- Cathedral of Our Lady of Assumption
- Location: Nnewi, Anambra State
- Country: Nigeria
- Denomination: Catholic Church
- Tradition: Latin Church

History
- Status: Cathedral
- Dedicated: 14 January 2026

Architecture
- Functional status: Active
- Architectural type: Church

Administration
- Diocese: Nnewi

Clergy
- Bishop: Jonas Benson Okoye

= Cathedral of Our Lady of Assumption =

Roman Catholic church in Nnewi

The Cathedral of Our Lady of Assumption is a Roman Catholic church located in Nnewi, Anambra State, Nigeria.
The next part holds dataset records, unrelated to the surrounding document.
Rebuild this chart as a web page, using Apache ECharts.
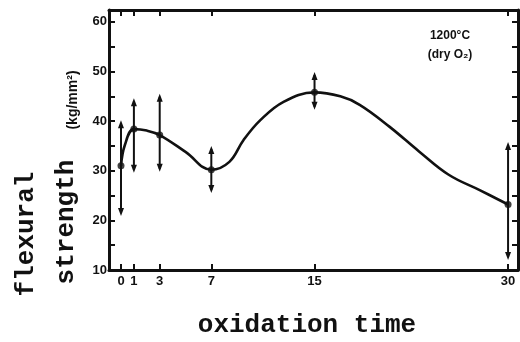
<!DOCTYPE html>
<html>
<head>
<meta charset="utf-8">
<script src="https://cdn.jsdelivr.net/npm/echarts@6/dist/echarts.min.js"></script>
<style>html,body{margin:0;padding:0;background:#fff;}#c{width:520px;height:342px;}</style>
</head>
<body>
<div id="c"></div>
<script>
// measured points (oxidation time, flexural strength kg/mm2)
const times = [0, 1, 3, 7, 15, 30];
const strength = [31.0, 38.4, 37.2, 30.2, 45.8, 23.2];
const errLow = [21.5, 30.2, 30.4, 26.1, 42.9, 12.6];
const errHigh = [39.6, 44.0, 44.9, 34.4, 49.3, 35.2];
// fitted curve as drawn
const curveX = [0, 0.3, 1, 2, 3, 5, 7, 8.4, 9.5, 10.8, 12.6, 15, 17.0, 18.5, 20.8, 23.1, 25.4, 27.8, 30];
const curveY = [31.0, 35.2, 38.4, 38.1, 37.2, 33.8, 30.2, 31.8, 36.2, 40.2, 43.9, 45.8, 45.0, 43.3, 38.9, 33.9, 29.2, 26.1, 23.2];
// tick labels
const xTicks = [0, 1, 3, 7, 15, 30];
const yTicks = [10, 20, 30, 40, 50, 60];

const ink = '#111';
const chart = echarts.init(document.getElementById('c'));
const xBase = {
  type: 'value', min: -0.93, max: 30.77,
  axisLine: {show: true, onZero: false, lineStyle: {color: ink, width: 3}},
  axisTick: {show: true, inside: true, length: 6, customValues: xTicks, lineStyle: {color: ink, width: 2}},
  splitLine: {show: false}
};
const yBase = {
  type: 'value', min: 10, max: 62.4, interval: 5,
  axisLine: {show: true, onZero: false, lineStyle: {color: ink, width: 3}},
  axisTick: {show: true, inside: true, length: 6, lineStyle: {color: ink, width: 2}},
  splitLine: {show: false}
};
chart.setOption({
  animation: false,
  backgroundColor: '#fff',
  grid: {left: 109, right: 2, top: 10, bottom: 72},
  xAxis: [
    Object.assign({}, xBase, {position: 'bottom',
      axisLabel: {customValues: xTicks, color: ink, fontFamily: 'Liberation Sans', fontWeight: 'bold', fontSize: 13, margin: 5}}),
    Object.assign({}, xBase, {position: 'top', axisLabel: {show: false}})
  ],
  yAxis: [
    Object.assign({}, yBase, {position: 'left',
      axisLabel: {color: ink, fontFamily: 'Liberation Sans', fontWeight: 'bold', fontSize: 13, margin: 2,
        showMaxLabel: false,
        formatter: v => yTicks.indexOf(v) >= 0 ? String(v) : ''}}),
    Object.assign({}, yBase, {position: 'right', axisLabel: {show: false}})
  ],
  series: [
    {
      type: 'line', smooth: 0.4, symbol: 'none',
      data: curveX.map((x, i) => [x, curveY[i]]),
      lineStyle: {color: ink, width: 2.6}
    },
    {
      type: 'custom',
      data: times.map((t, i) => [t, errLow[i], errHigh[i]]),
      renderItem: function (params, api) {
        const lo = api.coord([api.value(0), api.value(1)]);
        const hi = api.coord([api.value(0), api.value(2)]);
        const x = lo[0];
        return {
          type: 'group',
          children: [
            {type: 'line', shape: {x1: x, y1: hi[1], x2: x, y2: lo[1]}, style: {stroke: ink, lineWidth: 2}},
            {type: 'polygon', shape: {points: [[x, hi[1] - 3], [x - 3, hi[1] + 5], [x + 3, hi[1] + 5]]}, style: {fill: ink}},
            {type: 'polygon', shape: {points: [[x, lo[1] + 3], [x - 3, lo[1] - 5], [x + 3, lo[1] - 5]]}, style: {fill: ink}}
          ]
        };
      }
    },
    {
      type: 'scatter', symbol: 'circle', symbolSize: 7,
      data: times.map((t, i) => [t, strength[i]]),
      itemStyle: {color: ink}
    }
  ],
  graphic: [
    {type: 'text', x: 39, y: 234, rotation: Math.PI / 2,
      style: {text: 'flexural', font: 'bold 26px "Liberation Mono"', fill: ink, align: 'center', verticalAlign: 'bottom'}},
    {type: 'text', x: 79, y: 222, rotation: Math.PI / 2,
      style: {text: 'strength', font: 'bold 26px "Liberation Mono"', fill: ink, align: 'center', verticalAlign: 'bottom'}},
    {type: 'text', x: 80, y: 100, rotation: Math.PI / 2,
      style: {text: '(kg/mm²)', font: 'bold 14px "Liberation Sans"', fill: ink, align: 'center', verticalAlign: 'bottom'}},
    {type: 'text', x: 307, y: 338,
      style: {text: 'oxidation time', font: 'bold 26px "Liberation Mono"', fill: ink, align: 'center', verticalAlign: 'bottom'}},
    {type: 'text', x: 450, y: 36,
      style: {text: '1200°C', font: 'bold 12px "Liberation Sans"', fill: ink, align: 'center', verticalAlign: 'middle'}},
    {type: 'text', x: 450, y: 55,
      style: {text: '(dry O₂)', font: 'bold 12px "Liberation Sans"', fill: ink, align: 'center', verticalAlign: 'middle'}}
  ]
});
</script>
</body>
</html>
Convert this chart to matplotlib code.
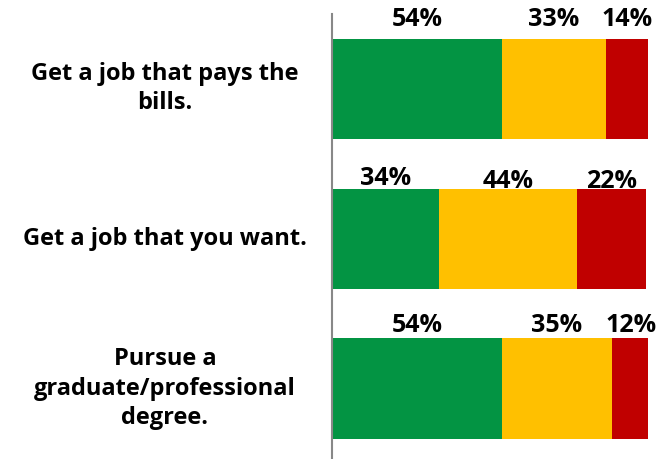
import matplotlib
matplotlib.use("Agg")
import matplotlib.pyplot as plt
import numpy as np

categories = ["Get a job that pays the\nbills.",
              "Get a job that you want.",
              "Pursue a\ngraduate/professional\ndegree."]
green_vals = [54, 34, 54]
yellow_vals = [33, 44, 35]
red_vals = [14, 22, 12]
colors = ["#039443", "#FFC000", "#C00000"]

plt.rcParams['font.family'] = ['Open Sans', 'DejaVu Sans']

fig = plt.figure(figsize=(6.59, 4.59), dpi=100)
ax = fig.add_axes([332/659, 0, 316/659, 445/459])

y = np.arange(len(categories))
series = [green_vals, yellow_vals, red_vals]
left = np.zeros(len(categories))
h = 0.667
# vertical nudge of value labels for each row, points
nudge = [[5, 5, 5], [-2, -4, -4], [0, 0, 0]]
for k, (vals, c) in enumerate(zip(series, colors)):
    vals = np.array(vals, dtype=float)
    ax.barh(y, vals, left=left, height=h, color=c, edgecolor='none')
    for i, v in enumerate(vals):
        ax.annotate(f"{int(v)}%", (left[i] + v / 2, y[i] - h / 2),
                    xytext=(0, nudge[i][k]), textcoords='offset points',
                    ha='center', va='bottom', fontsize=18, fontweight='bold')
    left += vals

ax.set_xlim(0, 100.5)
ax.set_ylim(2.47, -0.497)
for s in ['top', 'right', 'bottom']:
    ax.spines[s].set_visible(False)
ax.spines['left'].set_color('#888888')
ax.spines['left'].set_linewidth(1.5)
ax.set_xticks([])
ax.set_yticks(y)
ax.set_yticklabels([])
ax.tick_params(axis='y', length=0)

label_x = -(332 - 165) / 316
for i, cat in enumerate(categories):
    ax.text(label_x, y[i], cat, transform=ax.get_yaxis_transform(),
            ha='center', va='center', fontsize=17, fontweight='bold',
            linespacing=1.3)

fig.savefig("out.png", dpi=100)
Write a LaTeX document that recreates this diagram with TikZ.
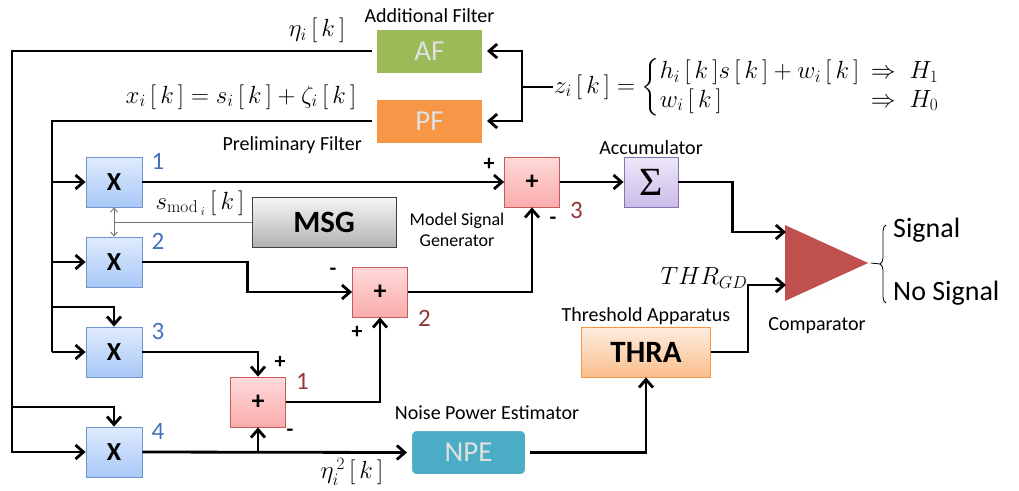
\documentclass[tikz,border=0pt]{standalone}
\usepackage{amsmath,amssymb}
\usepackage[no-math]{fontspec}
\setmainfont{Carlito}
\newfontfamily\sigmafont{Liberation Serif}
\usepackage{tikz}
\usetikzlibrary{positioning,arrows.meta,calc,shapes.geometric,shadows,decorations.pathreplacing}
\usepackage{xcolor}
\definecolor{mulblueTop}{RGB}{224,235,252}
\definecolor{mulblueBot}{RGB}{168,200,248}
\definecolor{mulblueLine}{RGB}{112,150,205}
\definecolor{sumpinkTop}{RGB}{255,218,218}
\definecolor{sumpinkBot}{RGB}{250,172,172}
\definecolor{sumpinkLine}{RGB}{200,90,90}
\definecolor{afgreen}{RGB}{155,187,89}
\definecolor{pforange}{RGB}{247,150,70}
\definecolor{npeteal}{RGB}{75,172,198}
\definecolor{accTop}{RGB}{238,231,249}
\definecolor{accBot}{RGB}{202,188,233}
\definecolor{accLine}{RGB}{135,115,178}
\definecolor{msgTop}{RGB}{246,246,246}
\definecolor{msgBot}{RGB}{178,178,178}
\definecolor{thraTop}{RGB}{254,237,223}
\definecolor{thraBot}{RGB}{250,190,140}
\definecolor{comparred}{RGB}{192,80,77}
\definecolor{numblue}{RGB}{68,114,186}
\definecolor{numred}{RGB}{150,55,55}
\newcommand{\sizept}[1]{\fontsize{#1}{#1}\selectfont}
\newcommand{\kidx}{\,[\,k\,]}

\begin{document}
\begin{tikzpicture}[
  x=1pt,y=-1pt,
  >={Straight Barb[length=8pt,width=14pt]},
  wire/.style={line width=2.8pt,black},
  thinwire/.style={line width=0.9pt,black!55},
  mulbox/.style={draw=mulblueLine,line width=0.8pt,top color=mulblueTop,bottom color=mulblueBot,minimum width=56pt,minimum height=50pt,inner sep=0pt,font=\sizept{26}\bfseries},
  sumbox/.style={draw=sumpinkLine,line width=0.8pt,top color=sumpinkTop,bottom color=sumpinkBot,minimum width=55pt,minimum height=50pt,inner sep=0pt,font=\sizept{26}\bfseries},
  filt/.style={draw=white,line width=5pt,minimum width=110pt,minimum height=48pt,inner sep=0pt,text=white!88!black,font=\sizept{29},drop shadow={opacity=0.35,shadow xshift=1.5pt,shadow yshift=-2pt}},
  blockbox/.style={line width=0.8pt,inner sep=0pt,minimum height=50pt,font=\sizept{31}\bfseries},
  lab/.style={font=\sizept{20},inner sep=1pt},
  mlab/.style={font=\sizept{24},inner sep=1pt},
  bnum/.style={font=\sizept{25},text=numblue,inner sep=0pt,anchor=west},
  rnum/.style={font=\sizept{25},text=numred,inner sep=0pt,anchor=west},
  sgn/.style={font=\sizept{22}\bfseries,inner sep=0pt}
]
\useasboundingbox (0,0) rectangle (1019,490);

% Filters
\node[filt,fill=afgreen] (af) at (429.5,51) {AF};
\node[lab,above=1pt of af] (aflab) {Additional Filter};
\node[filt,fill=pforange] (pf) at (429.5,121) {PF};
\node[lab,anchor=east] (pflab) at (363,145) {Preliminary Filter};

% Received signal z_i[k]
\node[mlab,anchor=west] (zeq) at (553,87) {$z_i\kidx=\begin{cases}h_i\kidx s\kidx+w_i\kidx & \!\!\!\Rightarrow\; H_1\\ w_i\kidx & \!\!\!\Rightarrow\; H_0\end{cases}$};
\coordinate (zsplit) at (522,87);
\draw[wire] (zeq.west) -- (zsplit);
\draw[wire,->] (zsplit) |- (af.east);
\draw[wire,->] (zsplit) |- (pf.east);

% Multipliers
\node[mulbox] (x1) at (114,182) {X};
\node[mulbox] (x2) at (114,262) {X};
\node[mulbox] (x3) at (114,352) {X};
\node[mulbox] (x4) at (114,452) {X};
\node[bnum] (n1) at ($(x1.north east)+(9,5)$) {1};
\node[bnum] (n2) at ($(x2.north east)+(9,5)$) {2};
\node[bnum] (n3) at ($(x3.north east)+(9,5)$) {3};
\node[bnum] (n4) at ($(x4.north east)+(9,5)$) {4};

% Adders
\node[sumbox] (sum1) at (258,402) {+};
\node[sumbox] (sum2) at (380,292) {+};
\node[sumbox] (sum3) at (532,182) {+};
\node[rnum] (r1) at ($(sum1.north east)+(10,5)$) {1};
\node[rnum] (r2) at ($(sum2.south east)+(10,1)$) {2};
\node[rnum] (r3) at ($(sum3.south east)+(10,3)$) {3};

% Model signal generator
\node[blockbox,draw=black!75,top color=msgTop,bottom color=msgBot,minimum width=144pt] (msg) at (324,222) {MSG};
\node[font=\fontsize{18}{21}\selectfont,align=center] (msglab) at (457,230) {Model Signal\\Generator};

% Accumulator, threshold, noise power
\node[blockbox,draw=accLine,top color=accTop,bottom color=accBot,minimum width=54pt,font=\sigmafont\sizept{40}] (acc) at (651,182) {Σ};
\node[lab,above=1pt of acc] (acclab) {Accumulator};
\node[blockbox,draw=pforange,top color=thraTop,bottom color=thraBot,minimum width=129pt] (thra) at (646,352) {THRA};
\node[lab,above=1pt of thra] (thralab) {Threshold Apparatus};
\node[filt,fill=npeteal,rounded corners=7pt,minimum width=118pt] (npe) at (468.5,452.5) {NPE};
\node[lab] (npelab) at (487,413) {Noise Power Estimator};

% Comparator
\node[isosceles triangle,isosceles triangle stretches,minimum width=84pt,minimum height=92pt,inner sep=0pt,
      fill=comparred,draw=white,line width=5pt,line join=round,anchor=apex,
      drop shadow={opacity=0.3,shadow xshift=1.5pt,shadow yshift=-2pt}] (cmp) at (881,263) {};
\node[lab] (cmplab) at (817,326) {Comparator};
\coordinate (cmpA) at ($(cmp.west)+(6,-31)$);
\coordinate (cmpB) at ($(cmp.west)+(6,22)$);

% Input buses
\coordinate (etabus) at (12,407);
\coordinate (xbus) at (52,307);
\draw[wire,->] (af.west) -| (etabus) |- (x4.west);
\draw[wire,->] (etabus) -| (x4.north);
\draw[wire] (pf.west) -| (xbus |- x3.west);
\draw[wire,->] (xbus |- x1.west) -- (x1.west);
\draw[wire,->] (xbus |- x2.west) -- (x2.west);
\draw[wire,->] (xbus |- x3.west) -- (x3.west);
\draw[wire,->] (xbus) -| (x3.north);
\node[mlab,anchor=south] (etalab) at (317,44) {$\eta_i\kidx$};
\node[mlab] (xlab) at (241,97) {$x_i\kidx=s_i\kidx+\zeta_i\kidx$};

% Model signal to multipliers 1 and 2
\draw[thinwire] (msg.west) -- (msg.west -| x1.south);
\draw[thinwire,<->,>={Straight Barb[length=4pt,width=7pt]}] (x1.south) -- (x2.north);
\node[mlab] (smodlab) at (200,203) {$s_{\mathrm{mod}_{\;i}}\kidx$};

% Signal paths
\draw[wire,->] (x1.east) -- (sum3.west);
\draw[wire,->] (x2.east) -- ++(105,0) |- (sum2.west);
\draw[wire,->] (x3.east) -| (sum1.north);
\draw[wire,->] (x4.east) -- (npe.west);
\draw[wire,->] (x4.east -| sum1.south) -- (sum1.south);
\draw[wire,->] (sum1.east) -| (sum2.south);
\draw[wire,->] (sum2.east) -| (sum3.south);
\draw[wire,->] (sum3.east) -- (acc.west);
\draw[wire,->] (acc.east) -- ++(54,0) |- (cmpA);
\draw[wire,->] (npe.east) -| (thra.south);
\draw[wire,->] (thra.east) -- ++(37,0) |- (cmpB);
\node[mlab] (etasq) at (352,472) {$\eta_i^{\,2}\kidx$};
\node[mlab] (thrlab) at (704,278) {$THR_{GD}$};

% Signs at adder inputs
\node[sgn] at (489,164) {+};
\node[sgn] at (553,221) {-};
\node[sgn] at (333,272) {-};
\node[sgn] at (357,332) {+};
\node[sgn] at (280,362) {+};
\node[sgn] at (290,433) {-};

% Decision
\coordinate (brtop) at (886,225);
\coordinate (brbot) at (886,303);
\draw[line width=0.8pt,decorate,decoration={brace,amplitude=6pt}] (brbot) -- (brtop);
\draw[line width=0.8pt] ($(cmp.apex)+(-10,0)$) -- ($(brtop)!0.5!(brbot)+(-6,0)$);
\node[font=\sizept{28},anchor=west,inner sep=0pt] (sig) at (893,230) {Signal};
\node[font=\sizept{28},anchor=west,inner sep=0pt] (nosig) at (893,293) {No Signal};
\end{tikzpicture}
\end{document}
Dedicated to Blessed Virgin Mary, the cathedral serves as the seat of the bishop of Nnewi.

==History==
The Diocese of Nnewi is a suffragan diocese created from the Archdiocese of Onitsha on 28 November 2001. The church project to serve as a central local church of Nnewi was already initiated by the Nnewi Catholic Community before the diocese was created. In the 2010s, the project was reportedly built by the community with Ifeanyi Ubah as the major donor, however in 2022, the diocese formally assume control of the construction through its building committee. The cathedral was dedicated on 14 January 2026.